Blueberry Buttercream Frosting
-
For this Blueberry Buttercream Frosting, first make the blueberry jam and set it aside to cool completely in the fridge.
-
If you would like to use store-bought jam, that’s fine, but I cannot guarantee that the buttercream will be the same, because of how sweet your jam is, or if it’s been strained or not, and etc. So, just keep that in mind if you choose not to use this Blueberry Jam recipe I have below. Again, it’s totally fine if you don’t, but be aware of the different results you might obtain.
-
Start by creaming the butter in the bowl of a stand mixer, a hand mixer will work fine as well.
-
Cream butter for about 2 minutes.
-
With the mixer off, add powdered sugar in. Stir the mixture in the lowest setting, until the sugar is incorporated.
-
Then, turn speed to medium high and cream buttercream for about 1-2 more minutes, until fluffy.
-
Add vanilla and jam to the bowl, mix on low until incorporated. Raise speed to medium high and cream for 30 seconds or so. Make sure to scrape the bowl and turn the mixer on again, until the frosting is smooth.
-
If you find that your buttercream is too runny, not solid enough, first check the temperature of your butter. Make sure not to use butter that’s too soft. The butter should be just at room temperature. If your butter temperature isn’t the problem, then add some more sifted powdered sugar, by the tablespoons, mixing until you achieve the desired consistency.
-
Alternatively, if the buttercream seems too dry and stiff, add one more tablespoon of jam (or milk, or any other liquid) at a time, until you reach the desired consistency.
Blueberry Jam
-
Mix blueberries and maple syrup in a small saucepan.
-
Bring it to a boil over medium high heat.
-
Reduce heat to medium low, once it reaches a boil.
-
Start to press down on blueberries and stir the mixture frequently as it cooks.
-
Mix water and cornstarch in a small bowl. Set aside.
-
Once the mixture has cooked for about 5 minutes, add cornstarch and water mixture.
-
Stir constantly as it cooks for another 2 minutes or until thickened.
-
Pour mixture into a bowl, through a fine mesh sieve, stir vigorously to be able to extract all of the juice from the jam.
-
When it doesn’t seem like there’s any more juice left, only pulp, discard the pulp. Let jam cool down. Refrigerate until completely cold.
To assemble
-
Put frosting in a piping bag lined with tip of choice. Frost cupcakes. Place a matcha macaron on top of cupcakes.
Storage
-
Cupcakes will keep well in the fridge for 3 days, if covered.

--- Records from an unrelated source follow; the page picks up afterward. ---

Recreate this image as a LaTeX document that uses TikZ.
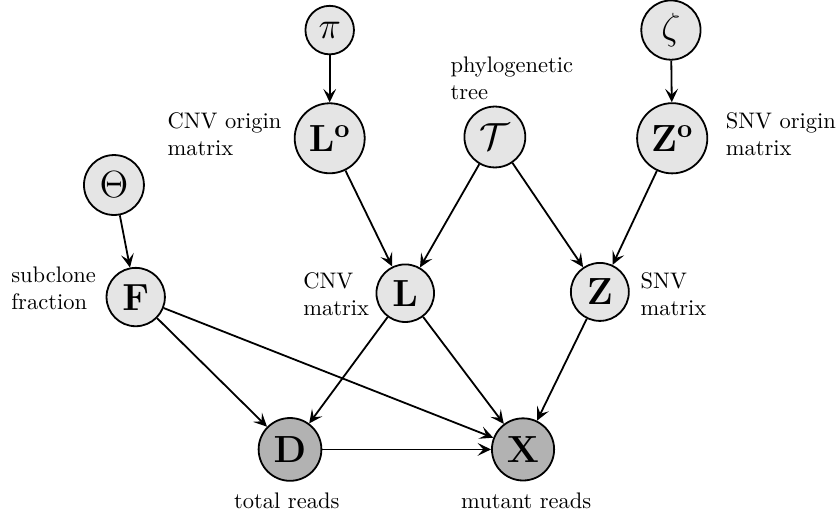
\documentclass[tikz,border=0pt]{standalone}
\usepackage{fix-cm}
\usepackage{amsmath}
\usepackage{tikz}
\usetikzlibrary{arrows.meta}

\begin{document}
\begin{tikzpicture}[
  latent/.style={circle,draw,thick,fill=gray!20,font=\fontsize{16.8}{20}\selectfont},
  observed/.style={latent,fill=gray!60},
  lbl/.style={inner sep=0pt,align=left,anchor=west},
  edge/.style={-{Stealth[length=2.1mm,width=2mm,inset=0.9mm]},thick}]
\useasboundingbox (0,0) rectangle (13.09,-8.06);
% hyper-parameters
\node[latent] (pi) at (5.15,-0.47) {$\pi$};
\node[latent] (zeta) at (10.48,-0.47) {$\zeta$};
\node[latent] (Theta) at (1.78,-2.89) {$\Theta$};
%
\node[latent] (Lo) at (5.15,-2.16) {$\mathbf{L^o}$};
\node[latent] (T) at (7.73,-2.14) {$\mathcal{T}$};
\node[latent] (Zo) at (10.50,-2.16) {$\mathbf{Z^o}$};
%
\node[latent] (F) at (2.12,-4.64) {$\mathbf{F}$};
\node[latent] (L) at (6.33,-4.58) {$\mathbf{L}$};
\node[latent] (Z) at (9.37,-4.56) {$\mathbf{Z}$};
%
\node[observed] (D) at (4.53,-7.02) {$\mathbf{D}$};
\node[observed] (X) at (8.17,-7.02) {$\mathbf{X}$};
% labels
\node[lbl] (Lolbl) at (2.61,-2.09) {CNV origin\\matrix};
\node[lbl] (Tlbl) at (7.03,-1.23) {phylogenetic\\tree};
\node[lbl] (Zolbl) at (11.33,-2.09) {SNV origin\\matrix};
\node[lbl] (Flbl) at (0.17,-4.51) {subclone\\fraction};
\node[lbl] (Llbl) at (4.73,-4.59) {CNV\\matrix};
\node[lbl] (Zlbl) at (10.0,-4.59) {SNV\\matrix};
\node[lbl,anchor=center] (Dlbl) at (4.48,-7.83) {total reads};
\node[lbl,anchor=center] (Xlbl) at (8.22,-7.83) {mutant reads};
%
\draw[edge] (pi) -- (Lo);
\draw[edge] (zeta) -- (Zo);
\draw[edge] (Theta) -- (F);
\draw[edge] (Lo) -- (L);
\draw[edge] (T) -- (L);
\draw[edge] (T) -- (Z);
\draw[edge] (Zo) -- (Z);
%
\draw[edge] (F) -- (D);
\draw[edge] (F) -- (X);
\draw[edge] (L) -- (D);
\draw[edge] (L) -- (X);
\draw[edge] (Z) -- (X);
\draw[edge] (D) -- (X);
\end{tikzpicture}
\end{document}
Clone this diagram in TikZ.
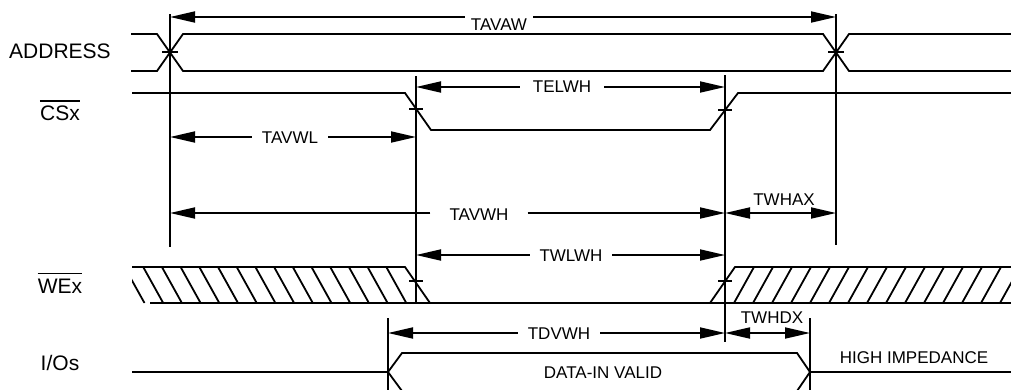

These cupcakes look so delicious! I love blueberries and matcha together!
I love the colors in your recipe! I also love that they are all from natural ingredients! Using blueberries to color your frosting is brilliant!
The cupcakes look so flavourful and colourful. It’s going to be a hot favourite with my children.
Wow, there is a lot going on here and I love it. These are such fun cupcakes.
Sempre uma receita melhor que outra!!!! Parabéns Ca!!!!!!
Such pretty colors. I’m really loving the bright color of the blueberry frosting with the lovely green of the macaron.
Thank you Lisa!
As always the most beautiful pictures EVER. These sound delicious but I don’t want to eat them, to pretty
Just one bite won’t hurt! lol
Oh my goodness, these sound absolutely amazing!! I love matcha, so these are perfect!
WHERE HAVE THESE BEEN ALL MY LIFE?! I CAN’T WAIT TO TRY THESE.
Thanks Bethany!
These blueberry matcha cupcakes look amazing! I especially love the presentation with the layers of color!
Thanks Emily!
I LOVE LOVE LOVE the pairing of blueberry and matcha! Delicious!!
These cupcakes are gorgeous!!!! Love Blueberry and added Matcha!!!
Can you substitute canola oil for extra virgin olive oil??
Thank you
for sure, but be aware there might be a slight olive oil taste, I do love the taste of olive oil in baked goods though! and it makes them extra soft and rich
Hello, beauty, can I ask when will the recipe of this delicious Blueberry Cupcakes filled with blueberry curd and topped with blueberry Italian meringue buttercream be released?